"When someone dies in the grip of a powerful rage, a curse is left behind. It never forgets. It never forgives." What it does get is a movie deal.
Director Takashi Shimizu has made multiple versions -- television, direct-to-video and theatrical -- of his supernatural horror flick, Ju-On: The Grudge, in his native Japan. But you know how cursed grudges are -- they never forget, or forgive -- so now Shimizu delivers The Grudge, an American remake and, for those keeping track, the fifth iteration of his curse ... uh ... thriller.
An American exchange student in Tokyo, Karen (Sarah Michelle Gellar), visits a well-to-do home on a mission of mercy and finds freaky stuff: a catatonic woman and crumpled newspaper scattered everywhere. A weird noise leads her upstairs, where she discovers a raccoon-eyed, hissing child locked in a closet. Then, we have some flashbacks where other people enter the home, are lured into upstairs rooms where they too are confronted by supernaturally disgruntled inhabitants.

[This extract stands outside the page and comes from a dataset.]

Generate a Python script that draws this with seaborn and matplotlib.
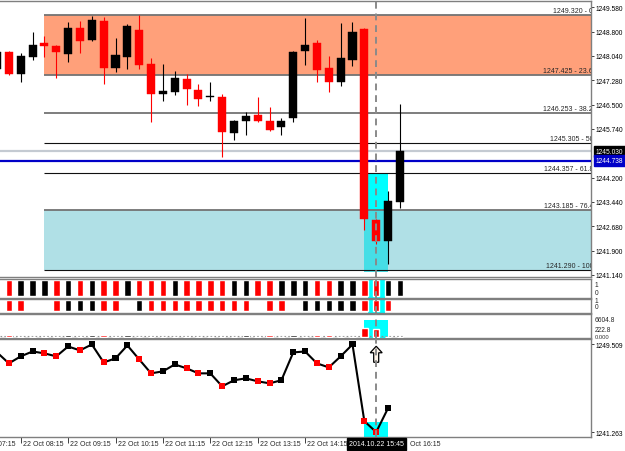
import numpy as np
import pandas as pd
import matplotlib
matplotlib.use('Agg')
import matplotlib.pyplot as plt
import matplotlib.transforms as mtransforms
from matplotlib.patches import Rectangle, Polygon
import seaborn as sns

# ---- values, 22 Oct 2014 ----
times = ['07:45',
         '08:00', '08:15', '08:30', '08:45', '09:00', '09:15', '09:30', '09:45',
         '10:00', '10:15', '10:30', '10:45', '11:00', '11:15', '11:30', '11:45',
         '12:00', '12:15', '12:30', '12:45', '13:00', '13:15', '13:30', '13:45',
         '14:00', '14:15', '14:30', '14:45', '15:00', '15:15', '15:30', '15:45',
         '16:00', '16:15']
opens = [1247.627, 1248.163, 1247.470, 1248.005, 1248.446, 1248.352, 1248.100, 1248.919, 1248.541,
         1249.139, 1247.659, 1248.005, 1248.856, 1247.785, 1246.840, 1246.903, 1247.312,
         1246.966, 1246.745, 1246.745, 1245.611, 1245.989, 1246.178, 1245.989, 1245.800,
         1246.084, 1248.194, 1248.446, 1247.659, 1247.218, 1247.911, 1248.887, 1242.871,
         1242.209, 1243.437]
highs = [1248.200, 1248.194, 1248.131, 1248.793, 1248.667, 1248.380, 1249.108, 1249.139, 1249.297,
         1249.265, 1248.604, 1249.045, 1249.328, 1247.974, 1247.785, 1247.564, 1247.470,
         1247.155, 1247.218, 1246.840, 1246.021, 1246.273, 1246.745, 1246.430, 1246.084,
         1248.194, 1249.234, 1248.541, 1248.037, 1249.076, 1249.108, 1248.920, 1242.900,
         1243.784, 1246.525]
lows = [1247.600, 1247.438, 1247.218, 1247.911, 1248.005, 1247.344, 1247.848, 1248.131, 1248.509,
        1247.155, 1247.533, 1247.627, 1247.627, 1245.958, 1246.619, 1246.808, 1246.493,
        1246.462, 1246.619, 1244.855, 1245.391, 1245.548, 1245.958, 1245.674, 1245.548,
        1245.958, 1247.753, 1247.218, 1246.903, 1247.092, 1247.722, 1242.556, 1242.100,
        1241.484, 1243.249]
closes = [1248.163, 1247.470, 1248.037, 1248.383, 1248.352, 1248.163, 1248.919, 1248.509, 1249.171,
          1247.659, 1248.068, 1248.982, 1247.753, 1246.840, 1246.934, 1247.344, 1246.997,
          1246.682, 1246.745, 1245.643, 1245.989, 1246.147, 1245.989, 1245.706, 1245.989,
          1248.163, 1248.383, 1247.596, 1247.218, 1247.974, 1248.793, 1242.902, 1242.209,
          1243.469, 1245.030]

fib_start = '08:45'
fib_levels = [1249.320, 1247.425, 1246.253, 1245.305, 1244.357, 1243.185, 1241.290]
fib_pcts = ['0', '23.6', '38.2', '50', '61.8', '76.4', '100']
price_ticks = [1249.580, 1248.800, 1248.040, 1247.280, 1246.500, 1245.740,
               1244.200, 1243.440, 1242.680, 1241.900, 1241.140]
bid_price = 1245.030
blue_level = 1244.738

signal_time = '15:45'
box_from, box_to = '15:30', '16:00'
box_top, box_bottom = 1244.32, 1241.23

# two signal strips (R = red, K = black, W = empty)
strip_top = list('K' 'RKKKRKRKRR' 'KRRRKRRRRK' 'KRRKKKRRKK' 'RRKK')
strip_bottom = list('K' 'RRWWRKKKRR' 'WKRRRRRRRR' 'RWRRWKKKKK' 'RRRW')

hist_values = [0, 650, 0, 0, 0, 0, 600, 0, 700, 650, 0, 600, 0, 0, 0, 0, 0, 0, 0, 0, 0,
               550, 0, 600, 0, 600, 0, 700, 650, 0, 0, 2900, 2550, 0, 0]
hist_max, hist_level = 6604.8, 222.8

line_values = [1248.76, 1247.73, 1248.39, 1248.85, 1248.67, 1248.39, 1249.32, 1248.95, 1249.51,
               1247.82, 1248.20, 1249.42, 1248.10, 1246.79, 1246.98, 1247.63, 1247.26,
               1246.79, 1246.79, 1245.57, 1246.14, 1246.32, 1246.04, 1245.85, 1246.14,
               1248.76, 1248.85, 1247.73, 1247.35, 1248.39, 1249.51, 1242.29, 1241.26, 1243.51]
line_max, line_min = 1249.509, 1241.263

tick_times = ['07:15', '08:15', '09:15', '10:15', '11:15', '12:15', '13:15', '14:15', '15:15', '16:15']

# ---- figure ----
sns.set_style('white')
plt.rcParams['font.family'] = ['Liberation Sans', 'DejaVu Sans']
plt.rcParams['font.size'] = 5.0
FS_AXIS = 4.8

W, H = 625, 452
fig = plt.figure(figsize=(W / 100, H / 100), dpi=100)
fig.patch.set_facecolor('white')


def panel(top, bottom):
    return fig.add_axes([0, 1 - bottom / H, 591 / W, (bottom - top) / H])


ax_main = panel(2, 278)
ax_s1 = panel(279.5, 298.5)
ax_s2 = panel(299.5, 313.5)
ax_h = panel(315, 338.5)
ax_l = panel(339.5, 438)
all_axes = [ax_main, ax_s1, ax_s2, ax_h, ax_l]

df = pd.DataFrame({'time': times, 'open': opens, 'high': highs, 'low': lows, 'close': closes})
df['k'] = np.arange(len(df))
df['up'] = df['close'] >= df['open']
cols = np.where(df['up'], 'black', '#ff0000')
x = df['k'].values
xmin, xmax = 0.25, 50.13
k_dash = times.index(signal_time)
k_fib = times.index(fib_start)
k0, k1 = times.index(box_from), times.index(box_to)

for ax in all_axes:
    ax.set_facecolor('white')
    ax.set_xticks([])
    ax.set_yticks([])
    for s in ['top', 'bottom', 'right']:
        ax.spines[s].set_color('#7f7f7f')
        ax.spines[s].set_linewidth(1.0)
    ax.spines['left'].set_visible(False)
    ax.axvline(k_dash, color='#8a8a8a', lw=1.4, ls=(0, (3.5, 2.5)), zorder=6)

# main price panel
ax_main.add_patch(Rectangle((k_fib, fib_levels[1]), xmax - k_fib, fib_levels[0] - fib_levels[1],
                            fc='#FFA07A', ec='none', zorder=1))
ax_main.add_patch(Rectangle((k_fib, fib_levels[6]), xmax - k_fib, fib_levels[5] - fib_levels[6],
                            fc='#B0E0E6', ec='none', zorder=1))
ax_main.add_patch(Rectangle((k0, fib_levels[5]), k1 - k0, box_top - fib_levels[5],
                            fc='#00FFFF', ec='none', zorder=1.5))
ax_main.add_patch(Rectangle((k0, box_bottom), k1 - k0, fib_levels[5] - box_bottom,
                            fc='#46DEE6', ec='none', zorder=1.5))

for lvl, pct in zip(fib_levels, fib_pcts):
    grey = pct in ('0', '23.6', '38.2', '76.4')
    ax_main.hlines(lvl, k_fib, xmax, color='#737373' if grey else '#101010',
                   lw=1.3 if grey else 0.8, zorder=2.5)
    ax_main.text(xmax, lvl, f'{lvl:.3f} - {pct}', ha='right', va='bottom', clip_on=True,
                 transform=mtransforms.offset_copy(ax_main.transData, fig, x=2, y=1, units='dots'),
                 zorder=5)

ax_main.axhline(bid_price, color='#C4CAD2', lw=1.6, zorder=2.4)
ax_main.axhline(blue_level, color='#0000C8', lw=1.6, zorder=2.6)

ax_main.vlines(x, df['low'], df['high'], colors=cols, lw=0.8, zorder=3)
body_lo = np.minimum(df['open'], df['close'])
body_h = np.maximum((df['close'] - df['open']).abs(), 0.03)
ax_main.bar(x, body_h, bottom=body_lo, width=0.68, color=cols, edgecolor=cols, lw=0.3, zorder=4)

ax_main.set_ylim(1241.075, 1249.77)
ax_main.yaxis.tick_right()
ax_main.set_yticks(price_ticks)
ax_main.set_yticklabels([f'{v:.3f}' for v in price_ticks])


def price_tag(ax, y, text, fc):
    tr = mtransforms.blended_transform_factory(ax.transAxes, ax.transData)
    ax.text(1.0, y, text, transform=mtransforms.offset_copy(tr, fig, x=4.5, y=0, units='dots'),
            ha='left', va='center', color='white', clip_on=False, zorder=10, fontsize=FS_AXIS,
            bbox=dict(boxstyle='square,pad=0.3', fc=fc, ec=fc))


price_tag(ax_main, bid_price, f'{bid_price:.3f}', 'black')
price_tag(ax_main, blue_level, f'{blue_level:.3f}', '#0000C8')

# signal strips
strip_colors = {'R': '#ff0000', 'K': 'black'}
for ax, codes in ((ax_s1, strip_top), (ax_s2, strip_bottom)):
    ax.set_ylim(-0.1, 1.1)
    ax.add_patch(Rectangle((k_dash - 0.72, -0.1), 1.45, 1.2, fc='#00FFFF', ec='none', zorder=1))
    keep = np.array([c != 'W' for c in codes])
    ax.bar(x[keep], 1, width=0.55, color=[strip_colors[c] for c in codes if c != 'W'], zorder=2)

for txt, py in (('1', 286), ('0', 293.5), ('1', 301.5), ('0', 308)):
    fig.text(595 / W, 1 - py / H, txt, ha='left', va='center', fontsize=FS_AXIS)

# histogram panel
ax_h.set_ylim(-170, 7790)
ax_h.add_patch(Rectangle((k0, -170), k1 - k0, 5760, fc='#00FFFF', ec='none', zorder=1))
ax_h.hlines(hist_level, xmin, x[-1] + 0.3, color='#8f8f8f', lw=0.8, ls=(0, (1.5, 2)), zorder=2)
ax_h.bar(x, hist_values, width=0.55, color=cols, zorder=3)
fig.text(595 / W, 1 - 320.5 / H, f'{hist_max:.1f}', ha='left', va='center', fontsize=FS_AXIS)
fig.text(595 / W, 1 - 331 / H, f'{hist_level:.1f}', ha='left', va='center', fontsize=FS_AXIS)
fig.text(595 / W, 1 - 337.5 / H, '0.000', ha='left', va='center', fontsize=4.2, color='#333333')

# line panel
n = len(line_values)
ldf = pd.DataFrame({'k': x[:n], 'v': line_values,
                    'dir': np.where(df['up'].values[:n], 'K', 'R')})
ax_l.add_patch(Rectangle((k0, 1240.80), k1 - k0, 1.40, fc='#00FFFF', ec='none', zorder=1))
sns.lineplot(data=ldf, x='k', y='v', color='black', lw=1.5, sort=False, ax=ax_l, zorder=3)
sns.scatterplot(data=ldf, x='k', y='v', hue='dir', palette={'K': 'black', 'R': '#ff0000'},
                marker='s', s=19, linewidth=0, legend=False, ax=ax_l, zorder=4)
ax_l.set_xlabel('')
ax_l.set_ylabel('')
ax_l.set_ylim(1240.80, 1250.07)
ax_l.yaxis.tick_right()
ax_l.set_yticks([line_max, line_min])
ax_l.set_yticklabels([f'{line_max:.3f}', f'{line_min:.3f}'])

# up arrow at the signal bar
arrow = np.array([(0, 8), (6, 1.5), (2.5, 1.5), (2.5, -8), (-2.5, -8), (-2.5, 1.5), (-6, 1.5)]) / 100
anchor = mtransforms.blended_transform_factory(ax_l.transData, ax_l.transAxes)
atr = fig.dpi_scale_trans + mtransforms.ScaledTranslation(k_dash, 0.84, anchor)
ax_l.add_artist(Polygon(arrow, closed=True, transform=atr, fc='#FFF4E8', ec='black', lw=0.9, zorder=5))

# time axis
t_start = int(times[0][:2]) * 60 + int(times[0][3:])
tick_pos = [(int(t[:2]) * 60 + int(t[3:]) - t_start) / 15 for t in tick_times]
ax_l.set_xticks([p for p in tick_pos if xmin <= p <= xmax])
ax_l.set_xticklabels([])
ax_l.tick_params(axis='x', bottom=True, length=4.5, width=0.7, direction='out', color='#404040')
lab_tr = mtransforms.blended_transform_factory(ax_l.transData, fig.transFigure)
for p, t in zip(tick_pos, tick_times):
    d = p - k_dash
    if -2.5 < d <= 0:
        continue  # hidden under the highlighted label
    label, shift = f'22 Oct {t}', 2
    if 0 < d < 3:
        label, shift = f'Oct {t}', 10  # partly covered by the highlighted label
    ax_l.text(p, 1 - 445 / H, label, ha='left', va='center', clip_on=False,
              transform=mtransforms.offset_copy(lab_tr, fig, x=shift, y=0, units='dots'))
ax_l.text(k_dash, 1 - 445 / H, '2014.10.22 ' + signal_time, ha='center', va='center', color='white',
          transform=lab_tr, clip_on=False, zorder=10,
          bbox=dict(boxstyle='square,pad=0.3', fc='black', ec='black'))

for ax in (ax_main, ax_l):
    ax.tick_params(axis='y', right=True, length=2.5, width=0.7, color='#404040', pad=0.6,
                   labelsize=FS_AXIS, labelcolor='black')
for ax in all_axes:
    ax.set_xlim(xmin, xmax)

fig.savefig('out.png', dpi=100)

The cops get involved, but detective Nakagawa (Ryo Ishibashi) is so formal and heavy it's as if he wandered in from another film. So too Bill Pullman, appearing in a subplot designed to explain all, that makes very little sense. In fact, much of the film's logic seems sketchy, and Shimizu's story is mostly a frame to hang a bit of mood on and a place to bury plenty of cheap jump-out scares.
In this regard, the audience found more to laugh about than squeal over. With numbing frequency, we watch people go into the house, hear a strange noise, open a door -- and BOO! there's a watery freak! (The half-corporal beings look like leftovers from a Marilyn Manson roadshow.) Gellar as our gal in trouble is simply lightweight. Her job is to open her eyes wide and emit little mewls of shock. For this, I suppose, she is adequate.

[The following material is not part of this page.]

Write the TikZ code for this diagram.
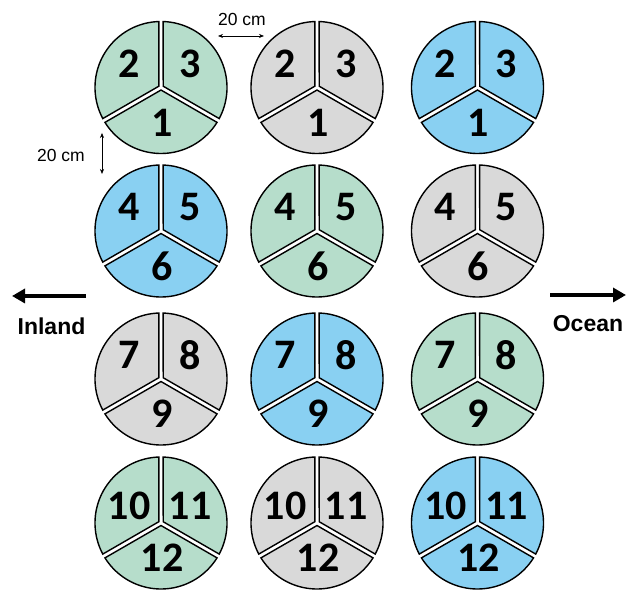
\documentclass[tikz,border=0pt]{standalone}
\usepackage{fontspec}
\setmainfont{Liberation Sans}
\newfontfamily\numfont{Carlito}
\usepackage{xcolor}
\usetikzlibrary{arrows.meta,positioning}
\definecolor{plotgreen}{RGB}{182,221,203}
\definecolor{plotgray}{RGB}{217,217,217}
\definecolor{plotblue}{RGB}{137,208,242}
\tikzset{
  sector/.style={draw=black,line width=1.4pt,line join=miter},
  num/.style={font=\numfont\bfseries\fontsize{42}{42}\selectfont,inner sep=0pt},
  gaplbl/.style={font=\fontsize{17.5}{17.5}\selectfont,inner sep=0pt},
  dirlbl/.style={font=\bfseries\fontsize{23}{23}\selectfont,inner sep=0pt},
  dirarrow/.style={-{Triangle[length=13pt,width=14pt]},line width=4.5pt},
  gaparrow/.style={{Stealth[length=5pt,width=4pt]}-{Stealth[length=5pt,width=4pt]},line width=.6pt}
}

\begin{document}
\begin{tikzpicture}[x=1pt,y=1pt]
  \useasboundingbox (0,0) rectangle (635,593);
  % plots: column x / row y / colour / labels / label height
  \foreach \cx/\cy/\col/\tl/\tr/\bt/\dy [count=\i] in {
      161/505.5/plotgreen/2/3/1/24, 317/505.5/plotgray/2/3/1/24, 477.5/505.5/plotblue/2/3/1/24,
      161/362/plotblue/4/5/6/24, 317/362/plotgreen/4/5/6/24, 477.5/362/plotgray/4/5/6/24,
      161/214/plotgray/7/8/9/24, 317/214/plotblue/7/8/9/24, 477.5/214/plotgreen/7/8/9/24,
      161/70/plotgreen/10/11/12/17.5, 317/70/plotgray/10/11/12/17.5, 477.5/70/plotblue/10/11/12/17.5}
  {
    \begin{scope}[shift={(\cx,\cy)}]
      \filldraw[fill=\col,sector] (150:2.54) -- (91.9:66) arc[start angle=91.9,end angle=208.1,radius=66] -- cycle;
      \filldraw[fill=\col,sector] (30:2.54) -- (-28.1:66) arc[start angle=-28.1,end angle=88.1,radius=66] -- cycle;
      \filldraw[fill=\col,sector] (270:2.54) -- (211.9:66) arc[start angle=211.9,end angle=328.1,radius=66] -- cycle;
      \node[num] (tl\i) at (-32,\dy) {\tl};
      \node[num] (tr\i) at (29,\dy) {\tr};
      \node[num] (bt\i) at (1,-35) {\bt};
    \end{scope}
  }
  % spacing marks
  \coordinate (hl) at (218,557);
  \coordinate (hr) at (264,557);
  \draw[gaparrow] (hl) -- (hr);
  \node[gaplbl] (hgap) at (242,574) {20 cm};
  \coordinate (vt) at (102,460);
  \coordinate (vb) at (102,419);
  \draw[gaparrow] (vt) -- (vb);
  \node[gaplbl] (vgap) at (61,438) {20 cm};
  % directions
  \coordinate (inA) at (86,297);
  \coordinate (inB) at (12,297);
  \draw[dirarrow] (inA) -- (inB);
  \node[dirlbl] (inland) at (51.5,267) {Inland};
  \coordinate (ocA) at (550,298);
  \coordinate (ocB) at (626,298);
  \draw[dirarrow] (ocA) -- (ocB);
  \node[dirlbl] (ocean) at (588,269) {Ocean};
\end{tikzpicture}
\end{document}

There are flashes of style in The Grudge and inklings of promise. The bright clean lines of a traditional Japanese home, with its warren of cubbyholes, are a welcome respite from the traditional Western haunted house, all cluttered, dark and visually foreboding. But the non-linear construction of the mystery would be more effective if it delivered a better story. And the use of water, appliances, wet hair and bug-eyed kids as scare devices would have been fresher before we all saw The Ring (Shimizu was a protégé of the Japanese Ringu crew).
The Grudge is dressed up in a bit of contemporary Asian trappings, but it's ultimately the same old don't-go-in-the-closet/bathroom/attic, jump-out B-movie. But, I bear no hard grudge: I can forgive Shimizu for this misstep, and I'll have forgotten much of it by tomorrow.